EC – Uma das justificativas para as extinções era a economia com o corte de pessoal…  
Cleber
– O governo sempre alegou economia para os cofres públicos, o que nunca aconteceu. Primeiro, porque ninguém foi demitido como queria o Executivo. Servidores da Fepagro e da Fepps apenas foram transferidos para as secretarias da Agricultura e Saúde. Os funcionários das outras fundações estão com seus empregos garantidos por ações judiciais no Tribunal Regional do Trabalho da 4ª Região (TRT4), que discutem o direito à estabilidade dos concursados. Os celetistas teriam que ser indenizados. Também houve prejuízos para o estado com a perda de mão de obra qualificada e de conhecimento.

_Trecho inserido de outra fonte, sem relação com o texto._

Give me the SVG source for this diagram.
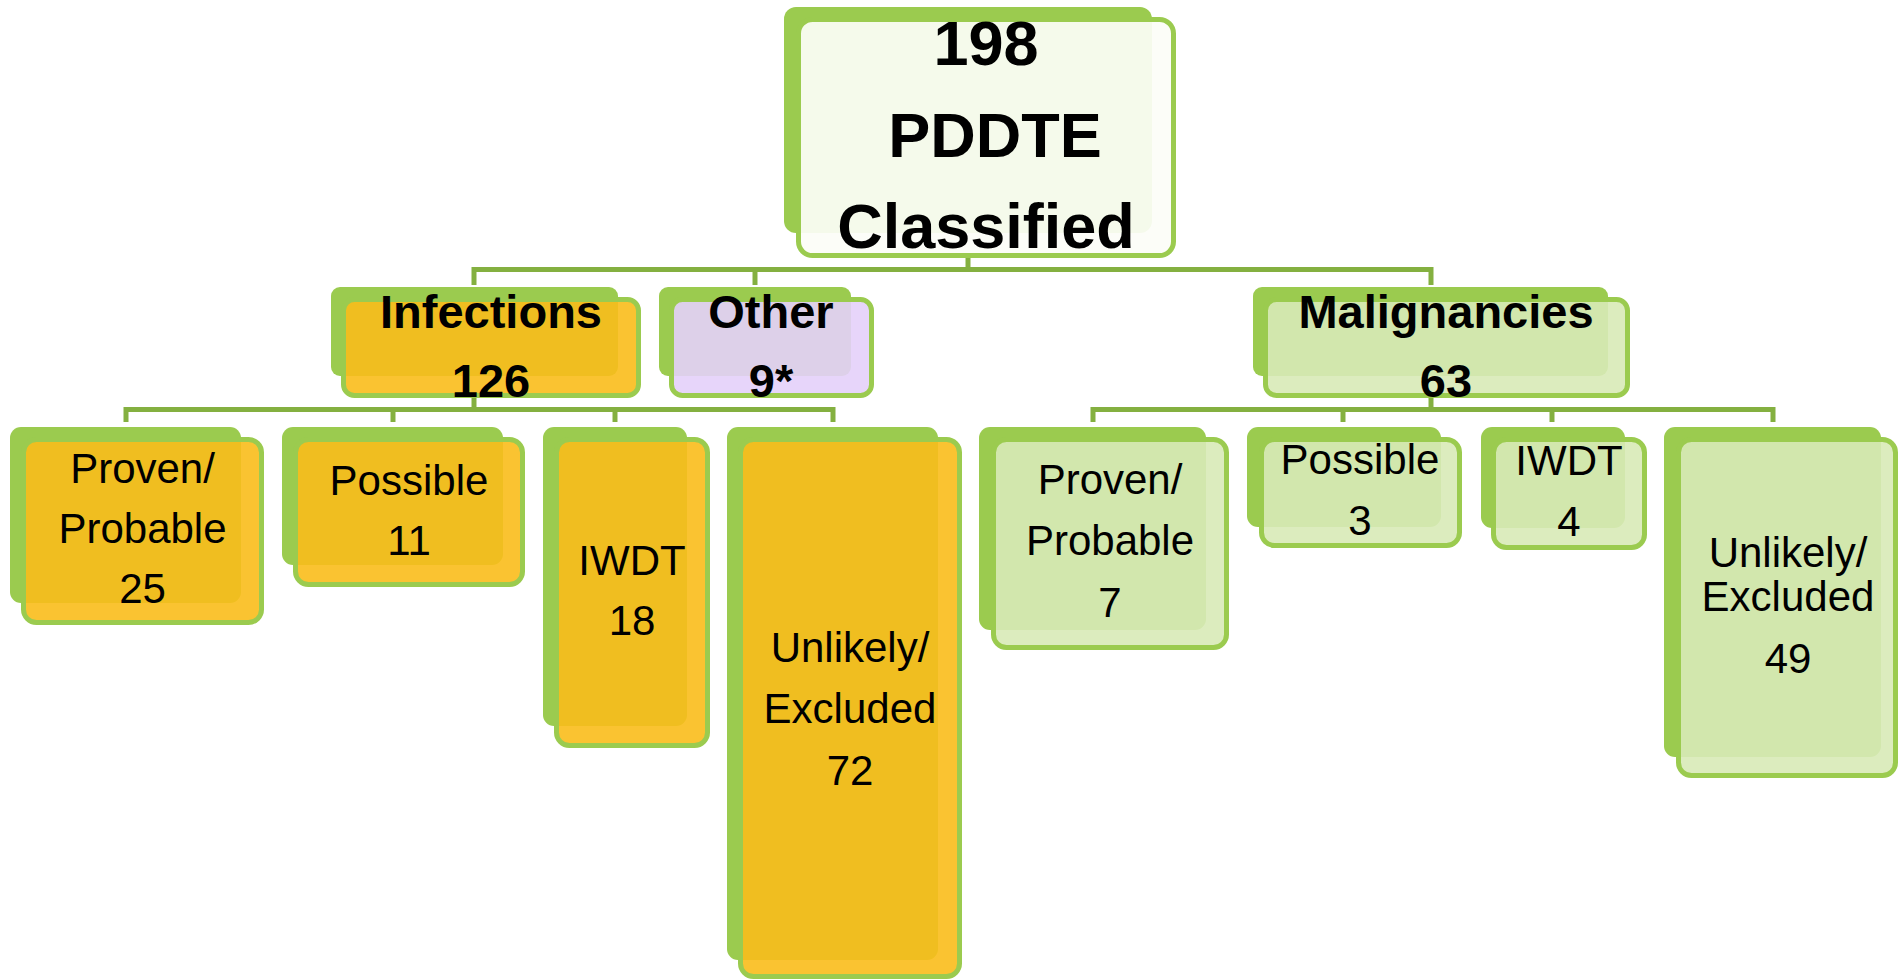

EC – Na prática, como essa perda de mão de obra qualificada se converte em prejuízos para o estado? Vamos pegar o caso da Fundação de Economia e Estatística (FEE) como exemplo…
Cleber
– A FEE é o principal centro de pesquisas e estudos econômicos do estado. Está extinta, seus funcionários foram transferidos para várias secretarias e permanecem sem atribuições. O RS está sem pesquisas nessa área. Nos próximos dias serão divulgados o PIB de todos os estados, referente ao segundo trimestre de 2018. Alguns já divulgaram, o do Rio Grande do Sul não será divulgado. Não há um número oficial. Os pesquisadores que faziam o cálculo do total de bens produzidos no estado a cada ano foram dispersos por várias secretarias. Para fazer o que a FEE fazia, o governo do estado contratou a Fundação Instituto de Pesquisas Econômicas (Fipe), uma fundação privada ligada à Universidade de São Paulo. Mas o IBGE não repassou os seus dados à Fipe, nem reconheceu o cálculo que ela apresentou em julho para o PIB estadual de 2017. Segundo o cálculo da Fipe, a economia gaúcha cresceu 1% em 2017, mas o IBGE não reconhece a metodologia adotada. Os economistas da FEE vão mais fundo: dizem que o cálculo da Fipe subestima o crescimento do PIB estadual por falta de dados e pela metodologia. Dizem que no acumulado do terceiro trimestre, o crescimento da economia gaúcha já havia crescido acima de 1%. Para o cálulo de 2018 também há incerteza. Por orientação da Procuradoria Geral da República, o IBGE não transferiu o convênio que tinha com a FEE para troca de dados para a Fipe. Por conta disso, o Tribunal de Contas do Estado determinou a suspensão do contrato do governo com a fundação ligada à USP. Em um recente encontro nacional dos pesquisadores que trabalham no cálculo do PIB para consolidar os números de 2016 que irão influir na distribuição dos recursos às capitais e aos municípios. O Rio Grande do Sul não estava representado.